Questions encore ouvertes

La régulation des télécoms est une éternelle partie d’échecs. Chaque décision s’ajoute aux précédentes pour contribuer à définir les règles du jeu qui pèseront sur le comportement à venir de chaque acteur. Examinons pour finir les questions laissées ouvertes par la récente décision de règlement de différend de l’ARCEP.

Quel prix Orange peut-il proposer à Coriolis ?

Il existe deux façons d’aborder cette question : suivre les lignes directrices de décembre 2015 pourrait donner un prix de gros de 17,70 € HT par mois. Mais l’exemple fourni par les RIP offrant spontanément des offres de gros activées pourrait conduire à un tarif légèrement plus élevé (de 19 à 22 € HT par accès et par mois). Cela dit, le diable est dans le détail. Orange est tout à fait capable d’ajouter des clauses de volume minimal pour assurer un tarif intéressant. Il est probable que l’ARCEP aura à se pencher attentivement sur la proposition d’Orange.

Quelle place sera réellement offerte aux opérateurs acheteurs de l’offre activée en Bretagne ?

Si l’offre activée est trop favorable, les petits opérateurs seront très actifs et les gros (SFR, Bouygues Telecom et Iliad) pourraient être tenter de renoncer à activer eux-mêmes la fibre en Bretagne. La concurrence serait alors purement commerciale et les offres risqueraient de se ressembler beaucoup.

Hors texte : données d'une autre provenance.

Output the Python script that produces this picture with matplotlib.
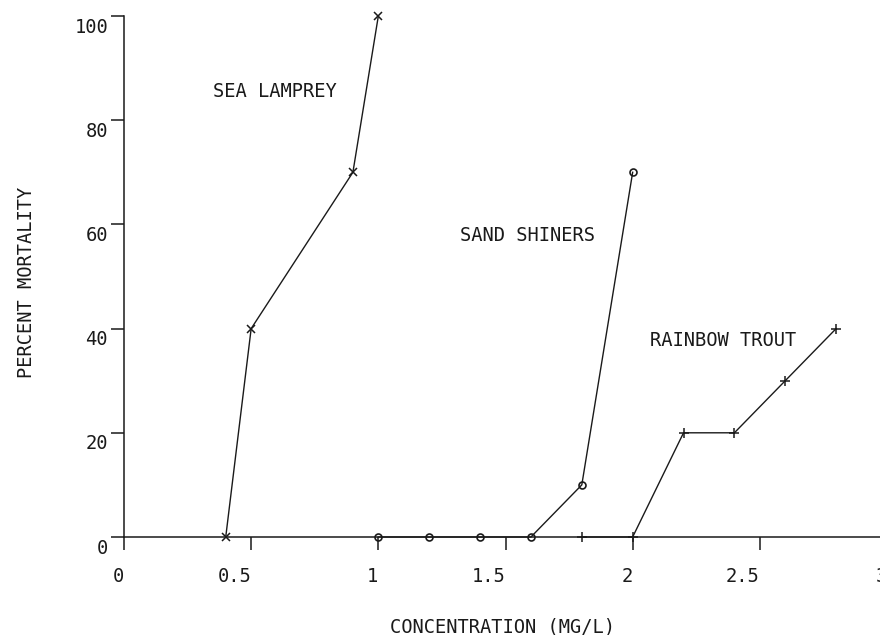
import matplotlib
matplotlib.use('Agg')
import matplotlib.pyplot as plt
import matplotlib.transforms as mtransforms

# ---- Data: percent mortality vs. concentration ----
lamprey_conc = [0.4, 0.5, 0.9, 1.0]
lamprey_mort = [0, 40, 70, 100]

shiner_conc = [1.0, 1.2, 1.4, 1.6, 1.8, 2.0]
shiner_mort = [0, 0, 0, 0, 10, 70]

trout_conc = [1.8, 2.0, 2.2, 2.4, 2.6, 2.8]
trout_mort = [0, 0, 20, 20, 30, 40]

x_ticks = [0, 0.5, 1, 1.5, 2, 2.5, 3]
x_tick_labels = ['0', '0.5', '1', '1.5', '2', '2.5', '3']
y_ticks = [0, 20, 40, 60, 80, 100]
y_tick_labels = ['0', '20', '40', '60', '80', '100']

FONT = 'DejaVu Sans Mono'
FS = 13.5
INK = '#1a1a1a'

fig = plt.figure(figsize=(8.8, 6.35), dpi=100)
ax = fig.add_axes([124 / 880, 98 / 635, 763 / 880, 521 / 635])

ax.plot(lamprey_conc, lamprey_mort, color=INK, lw=1.0, marker='x',
        ms=6, mew=1.1, clip_on=False)
ax.plot(shiner_conc, shiner_mort, color=INK, lw=1.0, marker='o',
        ms=5, mew=1.2, mfc='none', clip_on=False)
ax.plot(trout_conc, trout_mort, color=INK, lw=1.0, marker='+',
        ms=7, mew=1.1, clip_on=False)

ax.set_xlim(0, 3)
ax.set_ylim(0, 100)

for side in ['top', 'right']:
    ax.spines[side].set_visible(False)
for side in ['left', 'bottom']:
    ax.spines[side].set_color(INK)
    ax.spines[side].set_linewidth(1.1)

ax.set_xticks(x_ticks)
ax.set_xticklabels(x_tick_labels, fontfamily=FONT, fontsize=FS, ha='right')
ax.set_yticks(y_ticks)
ax.set_yticklabels(y_tick_labels, fontfamily=FONT, fontsize=FS)
ax.tick_params(axis='both', direction='out', length=9.5, width=1.1,
               color=INK, labelcolor=INK)
ax.tick_params(axis='x', pad=12)
ax.tick_params(axis='y', pad=2)

# plotter-style y labels sit a little below their ticks
y_shift = mtransforms.ScaledTranslation(0, -6.5 / 72, fig.dpi_scale_trans)
for lbl in ax.get_yticklabels():
    lbl.set_transform(lbl.get_transform() + y_shift)

# series names
ax.text(0.35, 85.5, 'SEA LAMPREY', fontfamily=FONT, fontsize=FS, color=INK,
        va='center', ha='left')
ax.text(1.32, 57.8, 'SAND SHINERS', fontfamily=FONT, fontsize=FS, color=INK,
        va='center', ha='left')
ax.text(2.07, 37.8, 'RAINBOW TROUT', fontfamily=FONT, fontsize=FS, color=INK,
        va='center', ha='left')

fig.text(503 / 880, 1 - 627 / 635, 'CONCENTRATION (MG/L)', fontfamily=FONT,
         fontsize=FS, color=INK, ha='center', va='center')
fig.text(27 / 880, 1 - 282 / 635, 'PERCENT MORTALITY', fontfamily=FONT,
         fontsize=FS, color=INK, ha='center', va='center', rotation=90)

fig.savefig('out.png', dpi=100)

Bouygues Telecom aura-t-il recours à la liaison LFO d’Orange ?

Bouygues Telecom est indiquée dans la décision comme sur le point de souscrire aux offres de gros d’accès passif de THD Bretagne. Dans une région où il n’y a pas d’offre de collecte en fibre noire autre que la LFO (Liaison Fibre Optique) d’Orange, Bouygues Telecom aurait a minima intérêt à attendre de connaître les conditions de l’offre activée avant de confirmer son engagement à souscrire l’offre d’accès passif.

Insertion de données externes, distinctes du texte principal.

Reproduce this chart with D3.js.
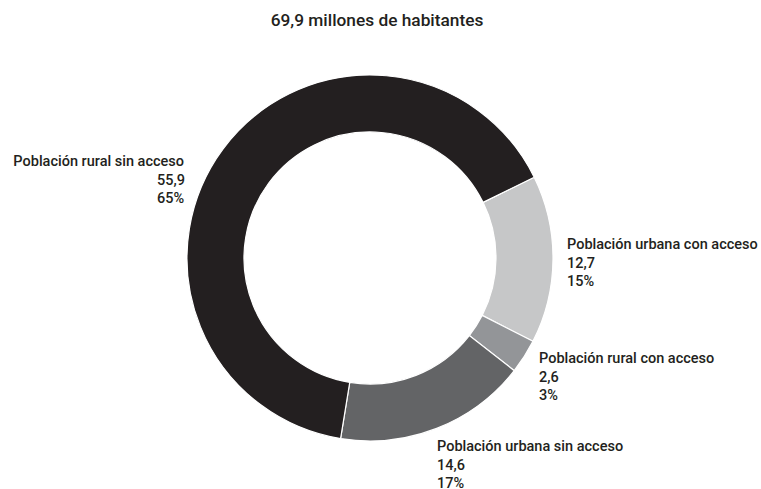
<!DOCTYPE html>
<html><head><meta charset="utf-8">
<script src="https://cdn.jsdelivr.net/npm/d3@7"></script>
<style>
html,body{margin:0;padding:0;background:#fff;}
text{font-family:"Roboto","Liberation Sans",sans-serif;font-weight:500;fill:#231f20;}
</style></head>
<body><svg id="c" width="761" height="489"></svg>
<script>
const title = "69,9 millones de habitantes";
const categories = ["Población urbana con acceso","Población rural con acceso","Población urbana sin acceso","Población rural sin acceso"];
const values = [12.7, 2.6, 14.6, 55.9];
const valueLabels = ["12,7","2,6","14,6","55,9"];
const percentLabels = ["15%","3%","17%","65%"];
const colors = ["#c6c7c8","#939598","#636466","#231f20"];

const W=761,H=489, cx=370, cy=258, rOut=183, rIn=126;
const svg=d3.select("#c");
svg.append("text").attr("x",377).attr("y",26).attr("text-anchor","middle")
  .style("font-size","17.3px").text(title);

const data = categories.map((c,i)=>({cat:c,value:values[i],vl:valueLabels[i],pl:percentLabels[i],color:colors[i]}));
const start = 63.8*Math.PI/180;
const pie = d3.pie().sort(null).value(d=>d.value).startAngle(start).endAngle(start+2*Math.PI);
const arc = d3.arc().innerRadius(rIn).outerRadius(rOut);
const g = svg.append("g").attr("transform",`translate(${cx},${cy})`);
g.selectAll("path").data(pie(data)).join("path")
  .attr("d",arc).attr("fill",d=>d.data.color)
  .attr("stroke","#fff").attr("stroke-width",1.2);

// label layout relative to chart center: [dx, dy, anchor, dx for lines 2-3]
const labelLayout = [[197,-9,"start",197],[169,105,"start",169],[67,193,"start",67],[-186,-92,"end",-213]];
const lh = 18.7;
pie(data).forEach((d,i)=>{
  const [lx,ly,anch,lx2]=labelLayout[i];
  const t = g.append("text").style("font-size","14.5px");
  t.append("tspan").attr("x",lx).attr("y",ly).attr("text-anchor",anch).text(d.data.cat);
  t.append("tspan").attr("x",lx2).attr("y",ly+lh).attr("text-anchor","start").text(d.data.vl);
  t.append("tspan").attr("x",lx2).attr("y",ly+2*lh).attr("text-anchor","start").text(d.data.pl);
});
</script></body></html>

Bouygues Telecom dispensera-t-il Orange d’avoir à faire une offre activée en Bretagne ?

Bouygues Telecom pourrait théoriquement faire une offre activée à Coriolis, pour étaler les coûts fixes de son réseau régional de collecte. Cependant, s’il le faisait, ouvrirait-elle la porte à Iliad ou à SFR ? S’il y a eu des co-investissements dans le passé entre ces deux acteurs, il n’est pas sûr qu’un tel co-investissement ait des chances aujourd’hui de se faire.

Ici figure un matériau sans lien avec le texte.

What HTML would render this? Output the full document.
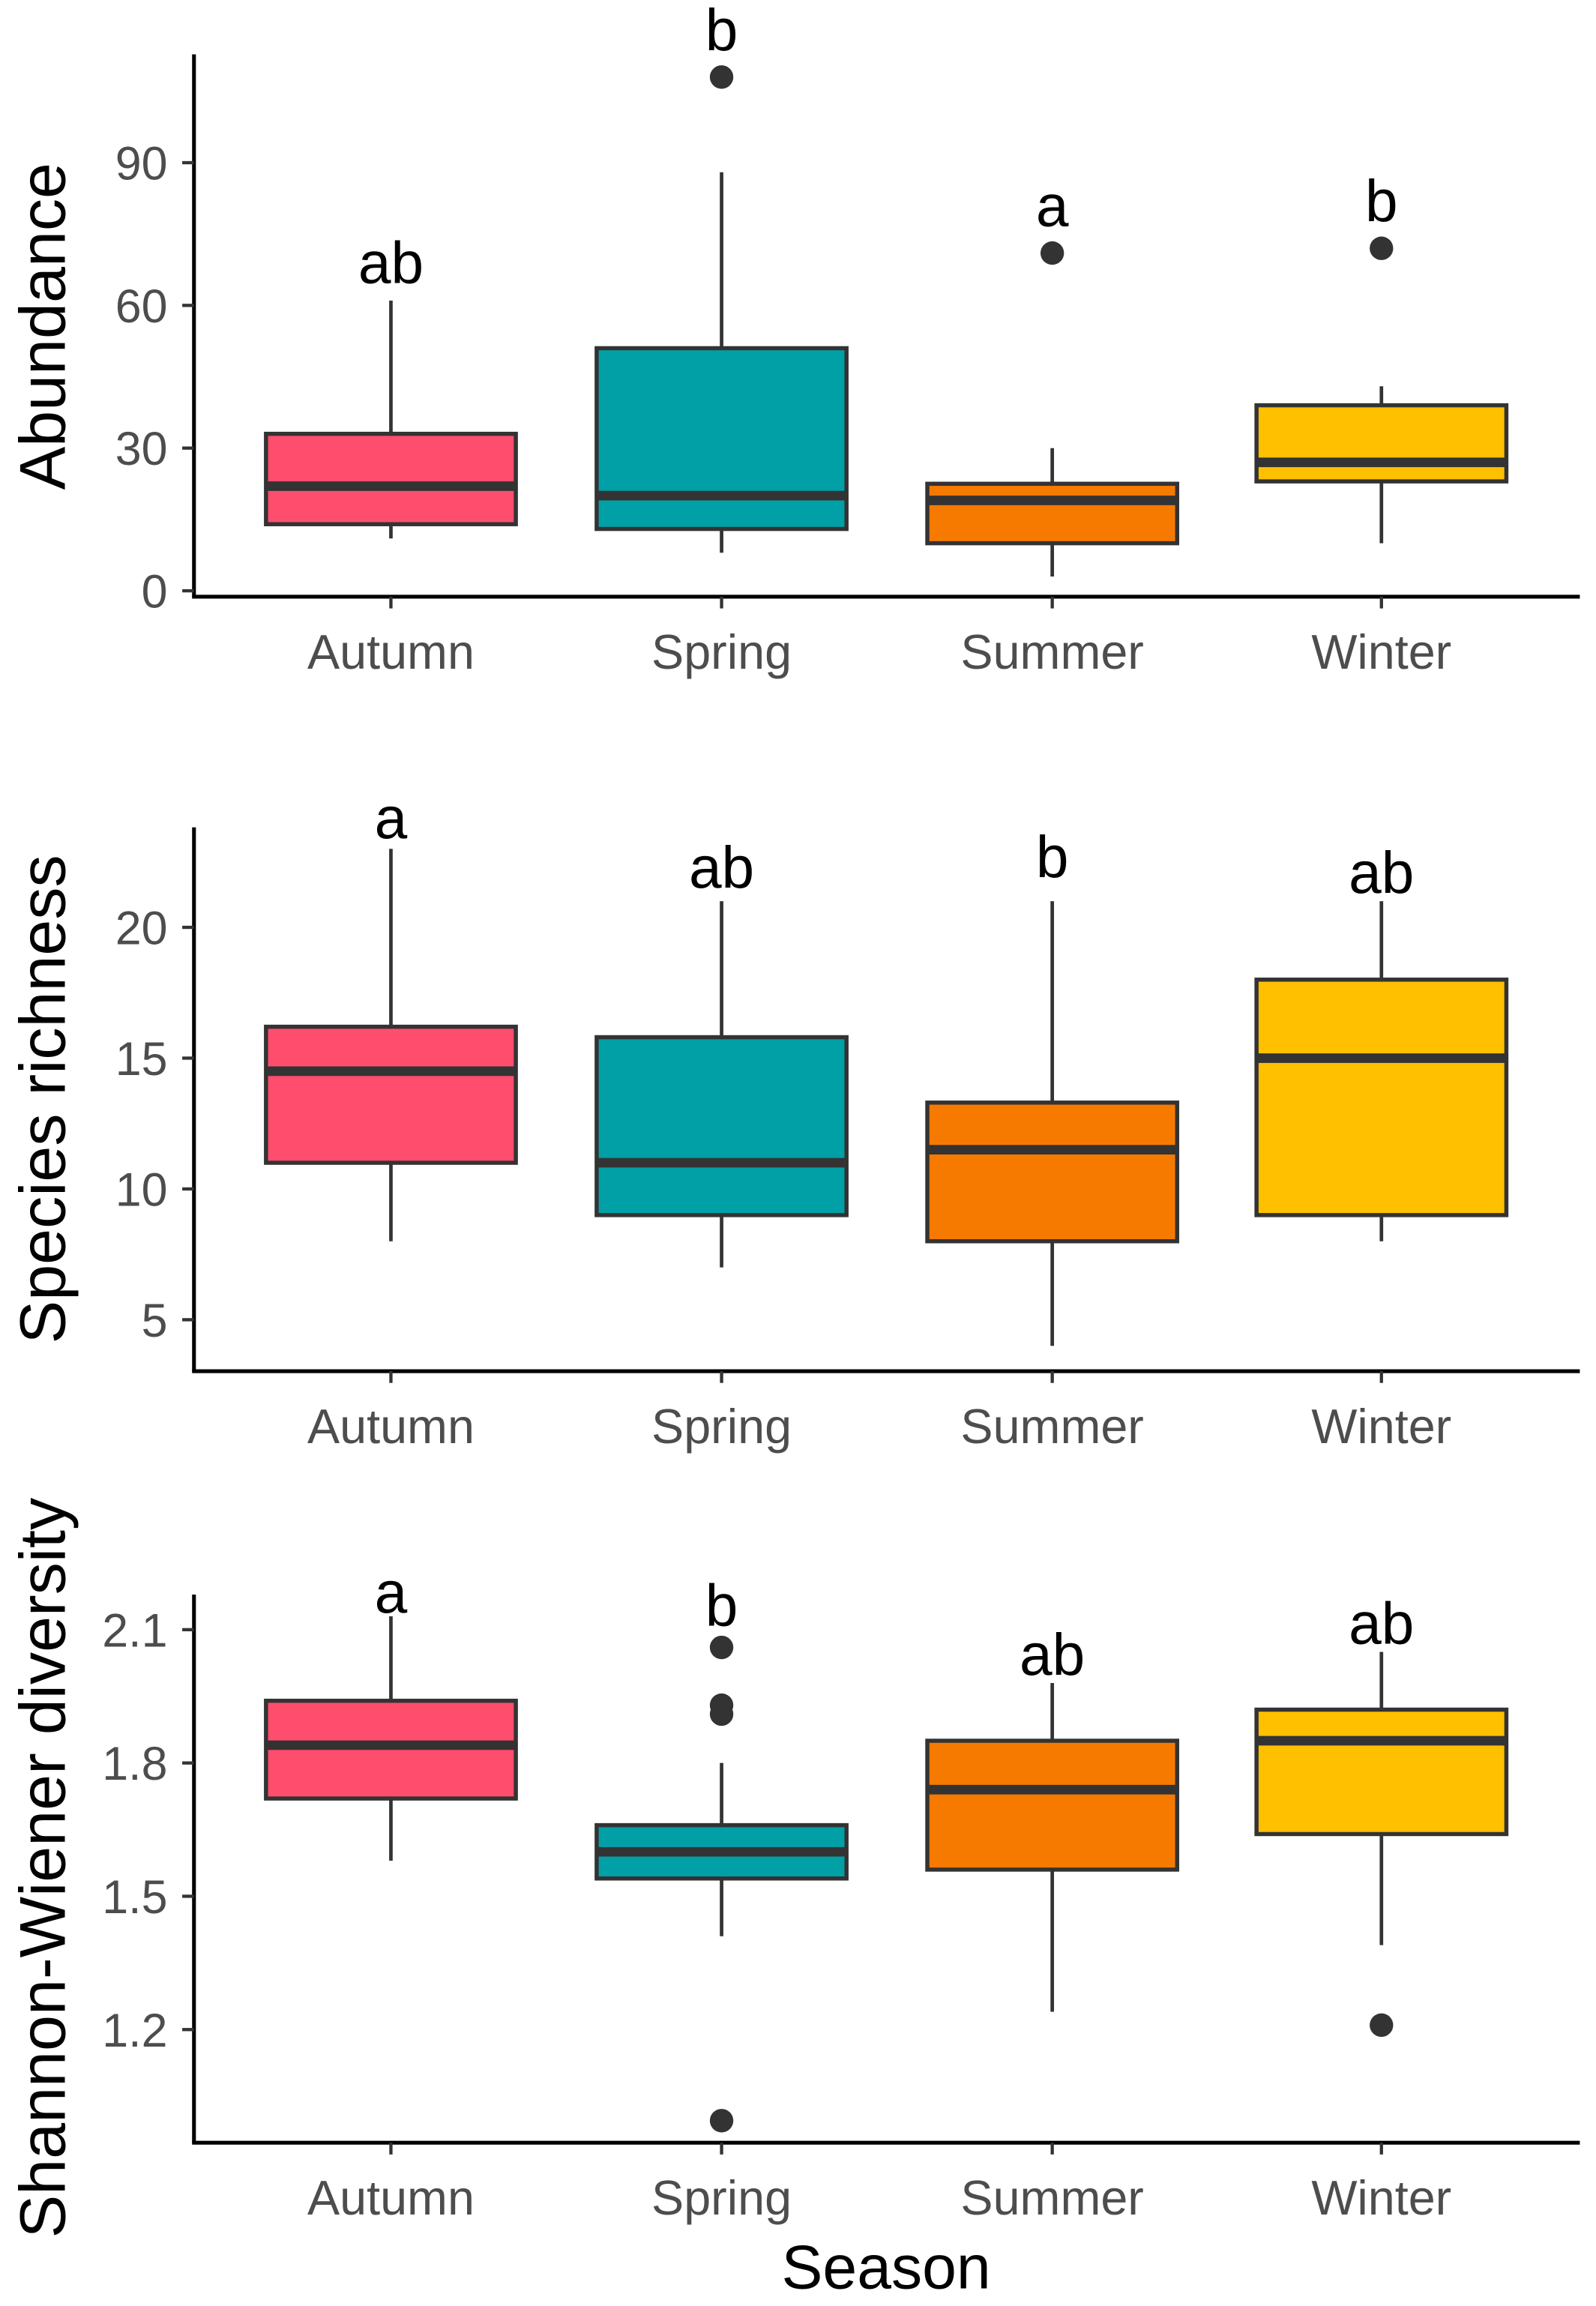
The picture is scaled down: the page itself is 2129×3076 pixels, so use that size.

Orange va-t-elle retirer son offre de gros activée si un concurrent en fait une ?

Si un autre acteur décidait, d’ici un an ou deux par exemple, de fournir une offre de gros activée sur le territoire de THD Bretagne, que deviendrait alors l’offre qu’Orange est sommée de proposer à partir du 11 avril 2019 ? Il n’est pas simple de changer un réseau passif de collecte. Les liaisons installées conformément à cette offre seraient-elles pérennisées ? l’offre serait-elle gelée à sa base installée au moment de l’apparition de l’offre de gros concurrente ? les conditions du basculement impliqué par l’ARCEP mériteraient d’être clarifiées.

Quel sera l’impact de cette décision sur les lignes directrices du BEREC relatives à la fibre ?

Enfin, le BEREC, organe commun des régulateurs européens des télécoms, doit élaborer, en 2019 et 2020, des lignes directrices sur la régulation de la fibre et sur les conditions dans lesquelles la fibre ne doit pas être régulée. Le cas extrêmement subtil de la dernière décision de l’ARCP sera difficile à expliquer aux autres régulateurs européens, souvent partisans d’une régulation beaucoup plus brutale.